For sixteen-year-old Geth Montego, zero o'clock begins on March 12, 2020. By June, she wonders if it will ever end.
An insightful, eye-opening, and inventive story. C.J. Farley has penned a novel that sheds an important light on real issues facing young people today.
--Angie Thomas, author of The Hate U Give
Zero O'Clock is a beautiful and timely YA novel that is both heartbreaking and whip smart, a glimpse into the world of virtual friendship, classrooms, and pop stardom.
--Jeanne McWilliams Blasberg, author of The Nine
Thoughtful, provocative, and pounding with the fast-paced beat of a sharp-witted adolescent mind, Zero O'Clock is the story of a Jamaican-American teen girl at the early epicenter of the COVID-19 pandemic in New Rochelle, New York. C.J. Farley has created an irresistible heroine in Geth Montego. Simmering with justifiable anger at everything from the cancellation of her senior prom to racial injustices and police brutality, Geth manages to overcome grief, anxiety, and confusion to discover a new sense of herself and her ability to create change.
--Karen Dukess, author of The Last Book Party
Zero O'Clock seems to have a direct line into the mindset of a modern teenager. I enjoyed it immensely!

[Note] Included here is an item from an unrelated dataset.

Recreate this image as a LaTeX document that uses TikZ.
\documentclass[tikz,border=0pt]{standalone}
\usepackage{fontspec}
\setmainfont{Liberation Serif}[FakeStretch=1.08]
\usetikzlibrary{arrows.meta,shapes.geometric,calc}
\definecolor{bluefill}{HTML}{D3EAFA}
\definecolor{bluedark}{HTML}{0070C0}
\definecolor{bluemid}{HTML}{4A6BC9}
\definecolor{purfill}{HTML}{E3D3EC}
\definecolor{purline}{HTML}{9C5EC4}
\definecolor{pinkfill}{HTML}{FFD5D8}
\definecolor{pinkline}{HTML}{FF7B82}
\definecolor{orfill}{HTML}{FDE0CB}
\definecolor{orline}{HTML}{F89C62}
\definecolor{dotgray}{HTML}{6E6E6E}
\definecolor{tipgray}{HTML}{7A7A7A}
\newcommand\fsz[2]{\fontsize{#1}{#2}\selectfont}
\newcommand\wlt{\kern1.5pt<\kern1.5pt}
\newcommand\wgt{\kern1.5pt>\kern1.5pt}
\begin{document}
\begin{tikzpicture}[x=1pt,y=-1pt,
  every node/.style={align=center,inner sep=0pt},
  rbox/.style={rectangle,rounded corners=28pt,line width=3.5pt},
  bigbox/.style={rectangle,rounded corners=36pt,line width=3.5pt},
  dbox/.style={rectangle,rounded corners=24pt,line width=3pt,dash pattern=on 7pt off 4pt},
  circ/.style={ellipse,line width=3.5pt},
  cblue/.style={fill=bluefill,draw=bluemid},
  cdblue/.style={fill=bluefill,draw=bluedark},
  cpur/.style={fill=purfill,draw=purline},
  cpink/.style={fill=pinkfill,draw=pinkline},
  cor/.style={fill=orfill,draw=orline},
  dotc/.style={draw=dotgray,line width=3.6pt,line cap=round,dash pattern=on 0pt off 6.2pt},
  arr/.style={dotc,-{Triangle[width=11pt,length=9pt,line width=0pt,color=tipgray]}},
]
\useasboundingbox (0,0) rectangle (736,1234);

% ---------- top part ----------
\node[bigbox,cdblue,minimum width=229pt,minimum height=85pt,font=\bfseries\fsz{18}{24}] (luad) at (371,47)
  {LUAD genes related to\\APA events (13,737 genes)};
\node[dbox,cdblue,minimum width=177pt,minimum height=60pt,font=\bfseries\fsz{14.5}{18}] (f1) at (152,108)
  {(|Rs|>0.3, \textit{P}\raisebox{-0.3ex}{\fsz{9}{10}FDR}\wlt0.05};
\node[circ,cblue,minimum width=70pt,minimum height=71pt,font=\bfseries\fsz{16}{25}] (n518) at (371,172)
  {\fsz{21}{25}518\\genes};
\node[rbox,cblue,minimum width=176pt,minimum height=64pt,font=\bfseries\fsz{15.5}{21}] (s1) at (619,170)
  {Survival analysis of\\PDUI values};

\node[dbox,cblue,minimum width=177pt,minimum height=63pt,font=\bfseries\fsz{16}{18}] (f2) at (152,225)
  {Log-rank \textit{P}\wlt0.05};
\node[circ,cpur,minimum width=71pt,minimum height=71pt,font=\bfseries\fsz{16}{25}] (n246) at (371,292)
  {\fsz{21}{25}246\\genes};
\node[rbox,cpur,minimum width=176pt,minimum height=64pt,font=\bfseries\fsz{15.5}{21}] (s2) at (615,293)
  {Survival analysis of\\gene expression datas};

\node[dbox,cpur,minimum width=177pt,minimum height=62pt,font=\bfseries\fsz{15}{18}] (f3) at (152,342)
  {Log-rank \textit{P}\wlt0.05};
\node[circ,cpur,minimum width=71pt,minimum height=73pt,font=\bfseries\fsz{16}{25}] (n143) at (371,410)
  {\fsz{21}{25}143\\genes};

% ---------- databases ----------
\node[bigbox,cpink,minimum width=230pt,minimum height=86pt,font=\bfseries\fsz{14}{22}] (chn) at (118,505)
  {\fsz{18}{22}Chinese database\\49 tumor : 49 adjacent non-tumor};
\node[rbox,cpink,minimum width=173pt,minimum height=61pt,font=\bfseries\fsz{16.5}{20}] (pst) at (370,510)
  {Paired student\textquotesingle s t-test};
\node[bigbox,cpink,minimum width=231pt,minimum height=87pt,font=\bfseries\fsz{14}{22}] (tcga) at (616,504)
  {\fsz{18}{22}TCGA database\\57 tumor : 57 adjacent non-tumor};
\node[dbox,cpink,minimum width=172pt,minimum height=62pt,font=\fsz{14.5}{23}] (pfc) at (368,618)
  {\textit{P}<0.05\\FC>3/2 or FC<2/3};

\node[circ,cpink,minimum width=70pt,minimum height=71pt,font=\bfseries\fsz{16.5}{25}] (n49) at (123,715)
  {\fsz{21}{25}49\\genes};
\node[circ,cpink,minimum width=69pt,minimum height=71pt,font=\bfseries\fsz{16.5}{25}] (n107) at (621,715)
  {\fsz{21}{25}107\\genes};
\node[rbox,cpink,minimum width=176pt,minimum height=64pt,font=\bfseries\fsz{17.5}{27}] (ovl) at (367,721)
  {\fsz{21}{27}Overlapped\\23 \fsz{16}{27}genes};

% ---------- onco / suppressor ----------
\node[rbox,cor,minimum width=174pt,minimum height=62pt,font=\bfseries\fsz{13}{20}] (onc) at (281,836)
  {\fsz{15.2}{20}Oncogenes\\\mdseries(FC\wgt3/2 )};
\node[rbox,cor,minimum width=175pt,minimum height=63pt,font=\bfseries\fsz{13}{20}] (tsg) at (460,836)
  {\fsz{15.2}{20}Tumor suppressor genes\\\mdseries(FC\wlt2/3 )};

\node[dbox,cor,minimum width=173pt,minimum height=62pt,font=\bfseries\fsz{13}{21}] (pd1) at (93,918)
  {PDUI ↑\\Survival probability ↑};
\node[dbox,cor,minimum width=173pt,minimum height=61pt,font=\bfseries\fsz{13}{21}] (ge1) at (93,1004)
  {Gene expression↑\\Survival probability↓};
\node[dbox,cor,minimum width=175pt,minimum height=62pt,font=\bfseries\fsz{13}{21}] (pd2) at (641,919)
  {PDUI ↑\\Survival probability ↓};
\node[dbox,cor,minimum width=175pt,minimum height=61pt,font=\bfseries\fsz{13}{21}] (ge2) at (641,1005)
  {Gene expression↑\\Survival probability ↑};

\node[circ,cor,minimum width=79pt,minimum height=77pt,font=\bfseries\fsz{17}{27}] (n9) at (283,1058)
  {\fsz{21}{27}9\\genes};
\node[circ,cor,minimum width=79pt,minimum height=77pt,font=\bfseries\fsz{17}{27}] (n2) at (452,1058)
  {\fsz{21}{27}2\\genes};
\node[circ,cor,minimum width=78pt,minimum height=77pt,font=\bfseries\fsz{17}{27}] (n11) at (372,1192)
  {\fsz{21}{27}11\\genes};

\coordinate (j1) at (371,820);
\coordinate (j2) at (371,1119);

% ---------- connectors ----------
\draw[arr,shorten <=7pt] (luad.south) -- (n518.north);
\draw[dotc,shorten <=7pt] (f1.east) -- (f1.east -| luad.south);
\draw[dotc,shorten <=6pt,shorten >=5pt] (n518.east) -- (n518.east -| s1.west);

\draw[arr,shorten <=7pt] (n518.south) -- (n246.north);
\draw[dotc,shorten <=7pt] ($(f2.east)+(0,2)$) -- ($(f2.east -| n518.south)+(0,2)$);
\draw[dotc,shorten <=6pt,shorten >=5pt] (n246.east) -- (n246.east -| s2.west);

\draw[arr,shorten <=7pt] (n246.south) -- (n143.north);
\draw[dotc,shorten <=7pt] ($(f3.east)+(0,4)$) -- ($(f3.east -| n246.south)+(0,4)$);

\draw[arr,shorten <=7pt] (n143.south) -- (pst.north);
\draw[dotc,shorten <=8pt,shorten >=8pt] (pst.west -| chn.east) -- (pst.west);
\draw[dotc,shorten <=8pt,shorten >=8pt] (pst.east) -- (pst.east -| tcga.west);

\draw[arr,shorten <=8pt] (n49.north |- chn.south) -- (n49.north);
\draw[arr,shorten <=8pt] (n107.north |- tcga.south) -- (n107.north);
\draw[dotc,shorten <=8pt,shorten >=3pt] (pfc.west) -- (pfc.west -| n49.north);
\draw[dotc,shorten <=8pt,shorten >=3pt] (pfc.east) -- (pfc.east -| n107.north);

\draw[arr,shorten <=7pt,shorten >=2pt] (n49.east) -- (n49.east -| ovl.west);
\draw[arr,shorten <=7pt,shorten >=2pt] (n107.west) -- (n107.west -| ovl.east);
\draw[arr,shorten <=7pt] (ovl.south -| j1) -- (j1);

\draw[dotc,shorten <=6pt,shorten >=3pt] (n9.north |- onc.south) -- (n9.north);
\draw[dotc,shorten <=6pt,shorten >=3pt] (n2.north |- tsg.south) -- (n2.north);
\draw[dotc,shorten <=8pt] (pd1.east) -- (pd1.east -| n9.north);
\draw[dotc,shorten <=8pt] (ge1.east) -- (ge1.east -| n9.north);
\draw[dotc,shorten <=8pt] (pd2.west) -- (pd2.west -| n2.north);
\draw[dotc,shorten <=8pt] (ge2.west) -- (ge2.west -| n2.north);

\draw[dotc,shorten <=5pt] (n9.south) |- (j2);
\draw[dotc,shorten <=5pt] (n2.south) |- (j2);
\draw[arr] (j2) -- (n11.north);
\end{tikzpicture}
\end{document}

--Alex Wheatle, author of Cane Warriors
In early March 2020 in New Rochelle, New York, teen Geth Montego is fumbling with the present and uncertain about her future. She only has three friends: her best friend Tovah, who's been acting weird ever since they started applying to the same colleges; Diego, who she wants to ask to prom, but if she does it could ruin everything; and then there's the K-pop band BTS. She's never actually met any of them, but she's pretty sure each member of the group would step up to be her BFF if she ever really needed them.
Then, she really needs them. Geth's small city becomes ground zero of the COVID-19 pandemic as one of the first US containment zones. In the span of three chaotic and relentless months--as her community is upended by the virus and the onset of Black Lives Matter protests--Geth faces a choice and a question: Is she willing to risk everything to fight for her beliefs? And if so, what exactly does she believe in?
With microscopic detail, bountiful empathy, and--somehow--laugh-out-loud humor, C.J. Farley breathlessly captures a moment in time no teenagers who experienced it will soon forget: Every day felt like a fight for our humanity, and some new truths were impossible to believe.